Unseasonably cold in May is 50s at night and 60s during the day. Some Memorial Day weekends are so hot I sweat, even with the air conditioner on. But not this one. This year the marine layer is so thick and heavy it feels like one of those gravity weighted blankets that’s supposed to help you sleep. That’s exactly how I feel. Like I want to sleep until the sun comes out, which might not be until next week. I can’t escape the sight of it or the feel of it. My house, with it’s many full-sized curtainless windows, is a giant wide-angle lens to the outdoors. The tile floors, non-existent attic, and single pane windows trap the cold. Some people would find 50/60 degree weather warm. I’m chilled to the bone. I can’t believe I’m writing about Southern California.
I don’t expect much sympathy. Hardship is for those just now escaping a long hard winter. I’m a lightweight. A native southern Californian. Blue sky and sunshine are my daily companions. The marine layer holding the sun prisoner is rare. Even on these grey days, which are common in May and June — months fondly referred to as May grey and June gloom — the marine layer releases the sun in the very late afternoon. Rainy days, while few and far between, are not as bad as this. Rain clouds are colored with the promise of renewal and growth. The marine layer is merely dark and confining. I’d never survive a long hard winter. I’m not even sure I’m going to survive the next few days.

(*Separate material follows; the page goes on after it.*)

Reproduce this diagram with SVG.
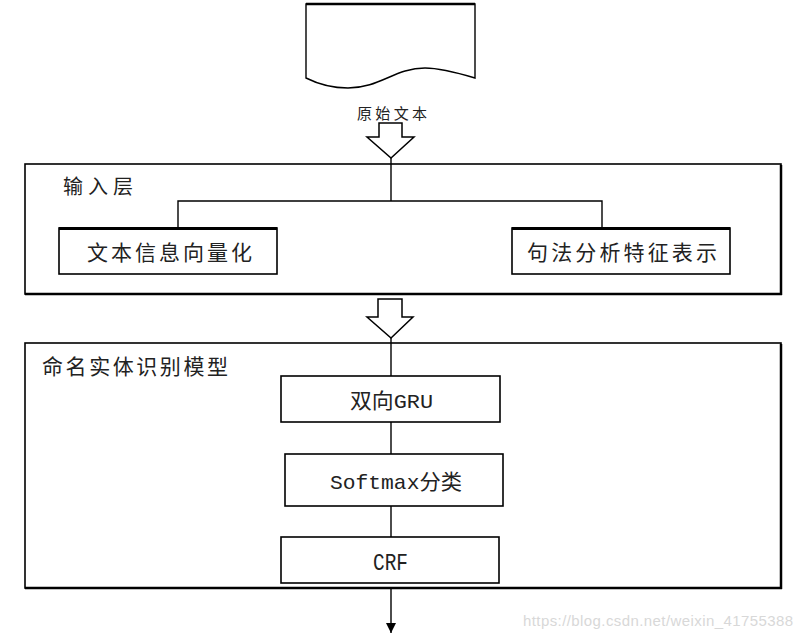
<svg xmlns="http://www.w3.org/2000/svg" width="803" height="638" viewBox="0 0 803 638">
<style>
.box{fill:#fff;stroke:#000;stroke-width:1.6}
.ln{fill:none;stroke:#000;stroke-width:1.4}
.cjk{font-family:"Noto Sans CJK SC","Noto Sans CJK JP",sans-serif;fill:#222}
.mono{font-family:"Liberation Mono","Noto Sans CJK SC",monospace;fill:#222}
</style>
<defs>
<marker id="ah" viewBox="0 0 10 10" refX="10" refY="5" markerWidth="10" markerHeight="10" markerUnits="userSpaceOnUse" orient="auto">
<path d="M0,0 L10,5 L0,10 Z" fill="#000"/>
</marker>
</defs>
<rect width="803" height="638" fill="#fff"/>

<g id="document">
<path d="M306,4 L475,4 L475,78 C455,72 440,68 425,68 C395,68 380,88 348,88 C330,88 318,84 306,78 Z" fill="#fff" stroke="#000" stroke-width="1.4"/>
<line x1="306" y1="4" x2="475" y2="4" stroke="#000" stroke-width="2.5"/>
<text class="cjk" x="392" y="119" font-size="15" text-anchor="middle" textLength="70">原始文本</text>
</g>

<g id="arrow1">
<path d="M379,123 L402,123 L402,137 L414,137 L391,158 L367,137 L379,137 Z" fill="#fff" stroke="#000" stroke-width="1.5"/>
</g>

<g id="input-layer">
<rect class="box" x="25" y="164" width="756" height="130"/>
<line x1="781" y1="165" x2="781" y2="295" stroke="#000" stroke-width="2.5"/>
<line x1="25" y1="294" x2="782" y2="294" stroke="#000" stroke-width="2.5"/>
<text class="cjk" x="63" y="194" font-size="20" textLength="70">输入层</text>
</g>

<g id="vec">
<rect class="box" x="59" y="228" width="218" height="46"/>
<line x1="59" y1="228.5" x2="277" y2="228.5" stroke="#000" stroke-width="3"/>
<text class="cjk" x="87" y="260" font-size="21" textLength="165">文本信息向量化</text>
</g>

<g id="syntax">
<rect class="box" x="512" y="228" width="218" height="46"/>
<line x1="512" y1="228.5" x2="730" y2="228.5" stroke="#000" stroke-width="3"/>
<text class="cjk" x="527" y="260" font-size="21" textLength="190">句法分析特征表示</text>
</g>

<g id="arrow2">
<path d="M378,299 L402,299 L402,317 L413,317 L391,338 L367,317 L378,317 Z" fill="#fff" stroke="#000" stroke-width="1.5"/>
</g>

<g id="ner">
<rect class="box" x="25" y="343" width="756" height="245"/>
<line x1="781" y1="344" x2="781" y2="589" stroke="#000" stroke-width="2.5"/>
<line x1="25" y1="588" x2="782" y2="588" stroke="#000" stroke-width="2.5"/>
<text class="cjk" x="42" y="374" font-size="21" textLength="186">命名实体识别模型</text>
</g>

<g id="gru">
<rect class="box" x="281" y="376" width="219" height="46"/>
<text class="mono" x="350" y="408" font-size="21" textLength="83" lengthAdjust="spacingAndGlyphs">双向GRU</text>
</g>

<g id="softmax">
<rect class="box" x="285" y="454" width="218" height="52"/>
<text class="mono" x="330" y="489" font-size="21" textLength="132" lengthAdjust="spacingAndGlyphs">Softmax分类</text>
</g>

<g id="crf">
<rect class="box" x="281" y="537" width="218" height="46"/>
<text class="mono" x="373" y="570" font-size="23" textLength="35" lengthAdjust="spacingAndGlyphs">CRF</text>
</g>

<g id="connectors">
<path class="ln" d="M391,158 L391,201"/>
<path class="ln" d="M178,228 L178,201 L602,201 L602,228"/>
<path class="ln" d="M391,338 L391,376"/>
<path class="ln" d="M391,422 L391,454"/>
<path class="ln" d="M391,506 L391,537"/>
<path class="ln" d="M391,589 L391,633" marker-end="url(#ah)"/>
</g>

<text x="523" y="626" font-family="Liberation Sans, sans-serif" font-size="15" fill="#d8d8d8" textLength="270">https://blog.csdn.net/weixin_41755388</text>
</svg>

What is it about being blue that prevents you from acting in your own best interest? That prevents you from partaking in the activities you know will lift your spirits? Some lively music. A walk in nature. A visit with a friend. Maybe a little time with my art supplies. I know what to do, but I can’t seem to get myself to do it.
I could sit here and beat myself up over this as I have done in the past when the dark side wants to take over. But I am trying to learn a new way of being. Lately I’ve been reading the words of Thich Nhat Hanh, a Buddhist monk and spiritual leader. Buddhism discourages the battlefield treatment of self. Sorrow, fear, and depression are as organic as love and compassion and optimism. Depression can be transformative. An ingredient for growth, like compost. Embrace it tenderly. Talk to it like you would a child. Breathe in, I know you are there, depression. Breathe out, I will take care of you. Perhaps a flower will grow. I want to believe this. It seems logical to me. But in this moment, cloaked in this oppressive blanket called the marine layer, I’m reminded that sun is also required to grow flowers. And this flower needs a little sun.
1 comment
So well said about this day after day grayness. Burying oneself in a good book is helpful.